Italian painter. He trained in Florence with Domenico Passignano and in Bologna with Guido Reni, and then travelled to Provence, to Lyon and to Paris. This period in France, of which nothing is known, ended c. 1634, when Ricchi moved to Milan and to Brescia, where his earliest surviving work, the Virgin and Saints, is in the Museo Diocesano. His style is still tentative in this but has achieved greater maturity in the St Raymund of Pennafort (1641; Bergamo, San Bartolomeo), in the Assumption of the Virgin (1644; Trento, Santa Maria Maggiore) and above all in the Massacre of the Innocents (1647; Bergamo, Santa Maria Materdomini). There, under the influence of early 17th-century Lombard art, he developed a more expressive style and more dramatic effects of chiaroscuro. In the frescoes of the Life of the Virgin (Pontoglio, parish church) he was influenced by the flamboyantly Baroque narrative style of Giovanni Giacomo Barbelli (1590-1656).

He worked in Venice in the 1650s, and left in the Veneto his most sumptuous compositions, influenced by Veronese, the Virgin Appearing to a Member of the Querini Family (1657; Rovigo, Santuario della Rotonda) and the Adoration of the Magi (1658; Venice, San Pietro di Castello), distinguished by their dramatic lighting and iridescent colour. In c. 1660-63 he frescoed the vault of San Giuseppe a Castello, Venice, with St Joseph in Glory and in 1663 worked in Vicenza. In Venice he was influenced by Francesco Maffei and Pietro Liberi, exchanged ideas with Nicolas Regnier and responded to the Florentine style of Sebastiano Mazzoni.

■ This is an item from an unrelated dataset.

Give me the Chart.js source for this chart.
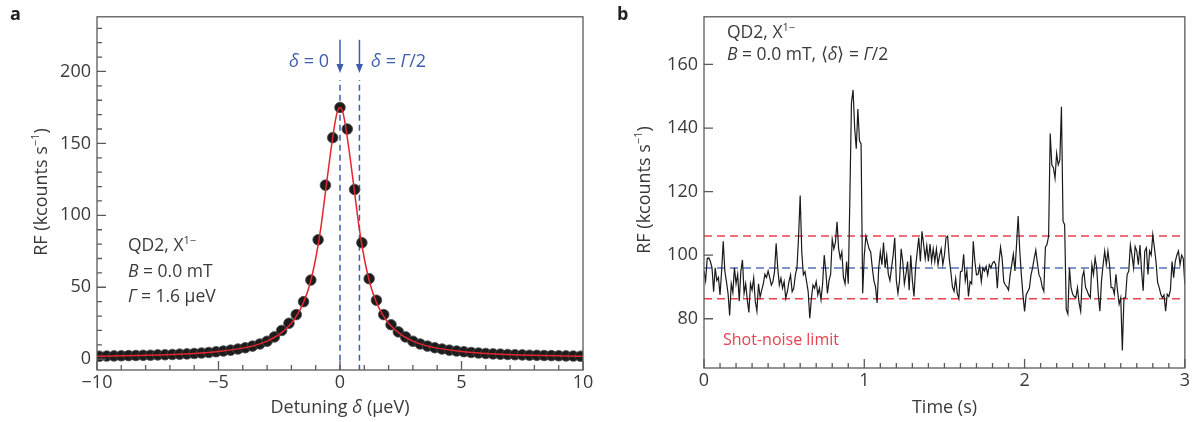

His late works, such as the Ecstasy of St Francis (c. 1660; Lucca, San Francesco) and the Ecstasy of St Teresa (c. 1665; Udine, Museo Civico), are characterized by a mannered elegance, yet retain their brilliant colour and refined figure style. Ricchi probably worked in Udine in the last years of his life.

Morra Players
Morra Players by

Morra Players

The Morra Players was painted during Ricchi’s time in Bergamo, and in any case after his return from France. His output at this moment was defined by figures presented in strong chiaroscuro that seem to stand out markedly from the background, at once influenced by French Caravaggism, which typically used candles as a source of light, and by the work of the Milanese painter Morazzone.

The composition of the Morra Players and its emphatic use of chiaroscuro to describe profiles and salient points of physiognomy, finds a number of echoes in paintings from the artist’s Bergamo period. One parallel lies in his choice of physical types: aged, humble figures are shown with very long fingers, highly prominent chins, and eyes half-absorbed by the penumbra, while the faces of the young people have more regular, almost suave features.